Problem:
Select every line containing the word "page" from the material, and copy those lines.

(Stored items)
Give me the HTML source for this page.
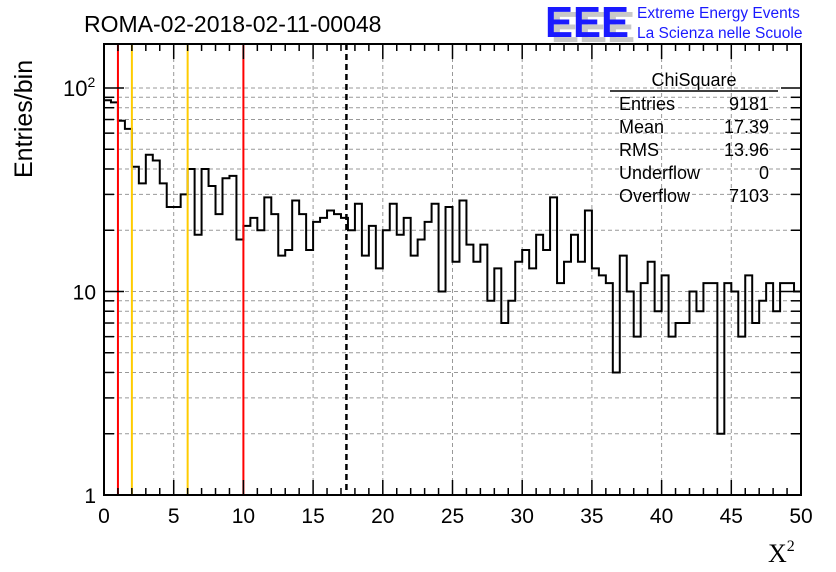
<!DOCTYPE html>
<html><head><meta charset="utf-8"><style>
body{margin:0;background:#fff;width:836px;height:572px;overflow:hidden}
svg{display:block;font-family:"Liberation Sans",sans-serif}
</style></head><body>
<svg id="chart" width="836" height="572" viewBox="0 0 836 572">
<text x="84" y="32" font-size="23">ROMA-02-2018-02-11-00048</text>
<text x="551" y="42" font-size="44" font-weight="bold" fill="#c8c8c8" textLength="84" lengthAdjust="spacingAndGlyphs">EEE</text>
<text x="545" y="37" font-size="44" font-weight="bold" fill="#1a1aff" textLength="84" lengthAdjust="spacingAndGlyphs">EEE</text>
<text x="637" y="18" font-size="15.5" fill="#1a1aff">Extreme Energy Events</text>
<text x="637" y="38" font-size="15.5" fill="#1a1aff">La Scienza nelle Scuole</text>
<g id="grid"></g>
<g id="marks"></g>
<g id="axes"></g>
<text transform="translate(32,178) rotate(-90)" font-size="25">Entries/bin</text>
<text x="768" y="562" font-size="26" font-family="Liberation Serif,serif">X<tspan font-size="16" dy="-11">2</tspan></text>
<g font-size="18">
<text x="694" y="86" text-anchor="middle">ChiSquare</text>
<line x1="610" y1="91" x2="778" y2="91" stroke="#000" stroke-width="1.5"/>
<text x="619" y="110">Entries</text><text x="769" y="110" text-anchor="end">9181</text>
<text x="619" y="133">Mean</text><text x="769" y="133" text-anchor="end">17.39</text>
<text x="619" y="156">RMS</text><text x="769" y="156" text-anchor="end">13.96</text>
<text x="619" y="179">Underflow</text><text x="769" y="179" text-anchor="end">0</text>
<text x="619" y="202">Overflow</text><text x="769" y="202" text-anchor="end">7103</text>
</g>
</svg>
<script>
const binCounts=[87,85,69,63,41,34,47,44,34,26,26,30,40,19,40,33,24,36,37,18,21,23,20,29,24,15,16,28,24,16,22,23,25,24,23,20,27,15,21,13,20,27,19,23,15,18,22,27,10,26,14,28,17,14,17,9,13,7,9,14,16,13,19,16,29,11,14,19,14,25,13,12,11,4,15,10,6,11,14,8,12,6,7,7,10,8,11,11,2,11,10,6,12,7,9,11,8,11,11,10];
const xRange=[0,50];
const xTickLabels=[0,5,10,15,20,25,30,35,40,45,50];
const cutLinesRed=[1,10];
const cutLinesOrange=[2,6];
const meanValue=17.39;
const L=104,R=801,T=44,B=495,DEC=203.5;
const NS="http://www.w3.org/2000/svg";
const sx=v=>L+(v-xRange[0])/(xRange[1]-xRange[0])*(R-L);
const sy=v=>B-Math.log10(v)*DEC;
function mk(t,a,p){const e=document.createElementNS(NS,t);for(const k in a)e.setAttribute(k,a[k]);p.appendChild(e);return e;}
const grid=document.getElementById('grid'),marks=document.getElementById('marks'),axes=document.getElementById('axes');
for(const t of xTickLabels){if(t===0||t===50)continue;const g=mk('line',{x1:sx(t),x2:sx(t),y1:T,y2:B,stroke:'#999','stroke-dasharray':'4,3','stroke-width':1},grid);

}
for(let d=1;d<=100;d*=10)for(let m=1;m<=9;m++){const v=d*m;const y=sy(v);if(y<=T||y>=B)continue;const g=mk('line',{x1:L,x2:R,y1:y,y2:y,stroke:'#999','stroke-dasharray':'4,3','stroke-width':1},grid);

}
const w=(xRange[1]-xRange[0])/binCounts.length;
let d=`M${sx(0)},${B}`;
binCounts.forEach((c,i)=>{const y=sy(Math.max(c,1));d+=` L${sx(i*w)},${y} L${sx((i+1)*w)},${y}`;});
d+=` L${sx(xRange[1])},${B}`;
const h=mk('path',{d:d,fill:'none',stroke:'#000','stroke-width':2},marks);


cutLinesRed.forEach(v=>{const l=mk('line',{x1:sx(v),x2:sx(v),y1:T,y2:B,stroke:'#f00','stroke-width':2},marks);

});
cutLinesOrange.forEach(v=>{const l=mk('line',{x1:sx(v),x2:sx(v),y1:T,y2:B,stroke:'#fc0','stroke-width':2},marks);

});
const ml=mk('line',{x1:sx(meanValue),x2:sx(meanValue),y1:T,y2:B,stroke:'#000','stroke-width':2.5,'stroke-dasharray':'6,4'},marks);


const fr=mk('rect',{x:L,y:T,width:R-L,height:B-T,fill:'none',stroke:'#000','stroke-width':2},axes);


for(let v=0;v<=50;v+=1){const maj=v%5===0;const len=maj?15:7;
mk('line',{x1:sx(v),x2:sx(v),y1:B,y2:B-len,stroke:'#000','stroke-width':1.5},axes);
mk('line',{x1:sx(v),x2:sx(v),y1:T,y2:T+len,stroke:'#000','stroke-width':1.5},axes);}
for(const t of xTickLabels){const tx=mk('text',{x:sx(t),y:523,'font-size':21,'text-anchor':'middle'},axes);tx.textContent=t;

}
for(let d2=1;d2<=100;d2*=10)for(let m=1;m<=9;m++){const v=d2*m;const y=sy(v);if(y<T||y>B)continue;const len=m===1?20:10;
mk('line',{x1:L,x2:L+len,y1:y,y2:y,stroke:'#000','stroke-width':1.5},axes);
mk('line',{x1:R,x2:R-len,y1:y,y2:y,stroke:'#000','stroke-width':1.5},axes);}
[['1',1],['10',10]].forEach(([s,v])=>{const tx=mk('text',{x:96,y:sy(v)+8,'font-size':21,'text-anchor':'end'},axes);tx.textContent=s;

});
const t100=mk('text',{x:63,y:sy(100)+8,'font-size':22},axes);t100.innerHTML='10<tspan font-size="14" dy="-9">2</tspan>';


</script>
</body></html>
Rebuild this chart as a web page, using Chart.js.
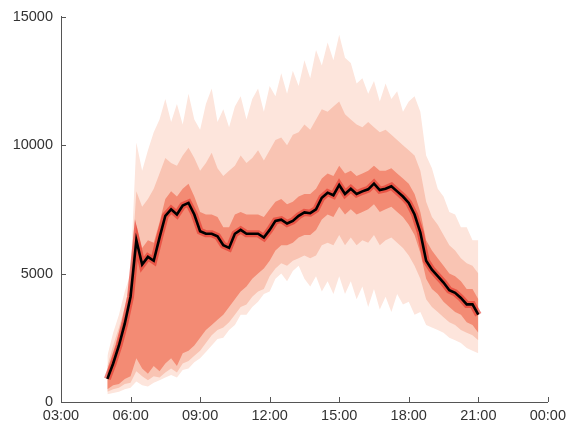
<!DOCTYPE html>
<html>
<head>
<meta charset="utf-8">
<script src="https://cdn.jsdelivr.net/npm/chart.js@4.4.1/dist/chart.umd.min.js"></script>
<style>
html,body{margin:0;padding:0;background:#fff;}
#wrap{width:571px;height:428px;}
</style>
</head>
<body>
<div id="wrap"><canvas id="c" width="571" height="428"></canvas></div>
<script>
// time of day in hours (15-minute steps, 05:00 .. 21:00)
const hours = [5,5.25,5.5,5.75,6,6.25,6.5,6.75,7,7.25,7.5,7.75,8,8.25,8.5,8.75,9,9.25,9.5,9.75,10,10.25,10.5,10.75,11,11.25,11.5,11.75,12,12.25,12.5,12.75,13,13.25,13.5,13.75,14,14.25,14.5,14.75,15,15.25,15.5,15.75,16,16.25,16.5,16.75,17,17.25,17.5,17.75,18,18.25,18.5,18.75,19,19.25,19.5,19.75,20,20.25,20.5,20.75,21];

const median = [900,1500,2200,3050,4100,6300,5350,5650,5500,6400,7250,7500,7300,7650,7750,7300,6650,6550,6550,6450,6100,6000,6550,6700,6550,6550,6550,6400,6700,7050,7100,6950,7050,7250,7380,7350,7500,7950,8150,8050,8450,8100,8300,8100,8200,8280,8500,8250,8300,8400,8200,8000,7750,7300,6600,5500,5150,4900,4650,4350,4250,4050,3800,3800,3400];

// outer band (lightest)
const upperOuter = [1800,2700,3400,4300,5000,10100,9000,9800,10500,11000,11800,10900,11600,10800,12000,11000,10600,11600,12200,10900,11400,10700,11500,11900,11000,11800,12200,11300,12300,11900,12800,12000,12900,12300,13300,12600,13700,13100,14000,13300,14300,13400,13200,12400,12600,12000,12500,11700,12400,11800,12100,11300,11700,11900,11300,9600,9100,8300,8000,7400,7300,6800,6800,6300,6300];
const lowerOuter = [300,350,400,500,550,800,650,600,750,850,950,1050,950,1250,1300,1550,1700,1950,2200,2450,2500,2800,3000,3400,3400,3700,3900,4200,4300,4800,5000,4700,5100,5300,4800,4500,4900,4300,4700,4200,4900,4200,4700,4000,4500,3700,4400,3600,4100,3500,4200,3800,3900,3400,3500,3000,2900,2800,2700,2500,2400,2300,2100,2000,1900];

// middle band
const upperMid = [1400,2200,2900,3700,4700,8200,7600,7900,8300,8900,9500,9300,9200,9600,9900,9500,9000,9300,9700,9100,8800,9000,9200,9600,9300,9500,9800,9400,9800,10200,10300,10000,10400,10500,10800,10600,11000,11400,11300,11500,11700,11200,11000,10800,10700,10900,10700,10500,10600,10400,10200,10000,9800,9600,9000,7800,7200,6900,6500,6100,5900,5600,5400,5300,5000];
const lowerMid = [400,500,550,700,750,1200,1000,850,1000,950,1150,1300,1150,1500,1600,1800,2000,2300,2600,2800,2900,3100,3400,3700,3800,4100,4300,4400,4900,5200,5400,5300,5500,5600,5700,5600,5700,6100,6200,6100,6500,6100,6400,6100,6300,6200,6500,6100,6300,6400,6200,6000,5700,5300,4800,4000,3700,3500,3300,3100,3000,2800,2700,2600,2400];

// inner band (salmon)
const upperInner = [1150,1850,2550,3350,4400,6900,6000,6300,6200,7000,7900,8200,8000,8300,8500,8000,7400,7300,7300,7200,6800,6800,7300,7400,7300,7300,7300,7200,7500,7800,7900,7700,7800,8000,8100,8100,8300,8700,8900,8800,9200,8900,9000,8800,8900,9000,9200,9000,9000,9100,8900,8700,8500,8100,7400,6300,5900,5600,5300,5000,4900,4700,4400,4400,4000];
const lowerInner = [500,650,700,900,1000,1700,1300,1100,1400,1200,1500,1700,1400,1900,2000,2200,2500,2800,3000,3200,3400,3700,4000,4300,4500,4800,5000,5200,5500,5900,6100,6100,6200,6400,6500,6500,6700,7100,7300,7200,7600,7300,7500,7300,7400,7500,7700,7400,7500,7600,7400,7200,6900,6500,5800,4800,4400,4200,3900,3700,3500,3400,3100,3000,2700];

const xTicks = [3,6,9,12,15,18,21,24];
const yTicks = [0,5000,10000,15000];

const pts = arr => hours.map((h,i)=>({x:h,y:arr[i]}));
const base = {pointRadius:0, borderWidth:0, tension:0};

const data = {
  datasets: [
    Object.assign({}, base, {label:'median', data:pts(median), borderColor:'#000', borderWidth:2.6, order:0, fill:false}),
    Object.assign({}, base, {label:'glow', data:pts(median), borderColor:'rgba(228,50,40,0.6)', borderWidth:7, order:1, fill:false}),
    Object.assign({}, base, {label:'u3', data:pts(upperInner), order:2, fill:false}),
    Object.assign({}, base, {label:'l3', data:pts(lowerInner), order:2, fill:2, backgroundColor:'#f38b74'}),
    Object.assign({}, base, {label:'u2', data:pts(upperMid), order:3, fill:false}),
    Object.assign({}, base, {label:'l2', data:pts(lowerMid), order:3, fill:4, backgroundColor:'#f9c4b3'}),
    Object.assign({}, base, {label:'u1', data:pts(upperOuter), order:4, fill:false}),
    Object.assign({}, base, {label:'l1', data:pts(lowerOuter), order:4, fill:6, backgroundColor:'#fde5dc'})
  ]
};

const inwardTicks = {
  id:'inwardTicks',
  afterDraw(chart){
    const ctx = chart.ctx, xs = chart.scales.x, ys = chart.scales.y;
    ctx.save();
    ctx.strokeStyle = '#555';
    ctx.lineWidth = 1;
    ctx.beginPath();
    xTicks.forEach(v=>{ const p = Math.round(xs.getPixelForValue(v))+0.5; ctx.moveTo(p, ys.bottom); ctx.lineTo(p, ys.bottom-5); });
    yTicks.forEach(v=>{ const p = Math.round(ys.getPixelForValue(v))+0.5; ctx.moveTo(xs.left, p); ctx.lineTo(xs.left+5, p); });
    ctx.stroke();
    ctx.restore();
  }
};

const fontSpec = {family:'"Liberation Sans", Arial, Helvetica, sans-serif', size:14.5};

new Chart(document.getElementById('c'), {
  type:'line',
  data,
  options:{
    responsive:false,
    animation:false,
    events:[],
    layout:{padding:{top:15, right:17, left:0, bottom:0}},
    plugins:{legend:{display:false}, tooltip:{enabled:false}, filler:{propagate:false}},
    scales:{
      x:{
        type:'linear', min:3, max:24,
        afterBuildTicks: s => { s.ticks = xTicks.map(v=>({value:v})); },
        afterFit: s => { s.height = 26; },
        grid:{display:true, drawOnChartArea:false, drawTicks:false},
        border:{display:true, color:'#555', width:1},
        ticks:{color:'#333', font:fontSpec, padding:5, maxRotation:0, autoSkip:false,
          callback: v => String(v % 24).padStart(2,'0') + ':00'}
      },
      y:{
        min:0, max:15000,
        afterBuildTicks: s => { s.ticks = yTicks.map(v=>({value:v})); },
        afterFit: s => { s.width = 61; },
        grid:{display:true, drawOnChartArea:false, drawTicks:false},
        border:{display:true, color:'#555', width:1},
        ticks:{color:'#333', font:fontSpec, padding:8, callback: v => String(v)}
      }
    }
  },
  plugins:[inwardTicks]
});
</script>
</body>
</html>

Result of this task:
Give me the HTML source for this page.
Rebuild this chart as a web page, using Chart.js.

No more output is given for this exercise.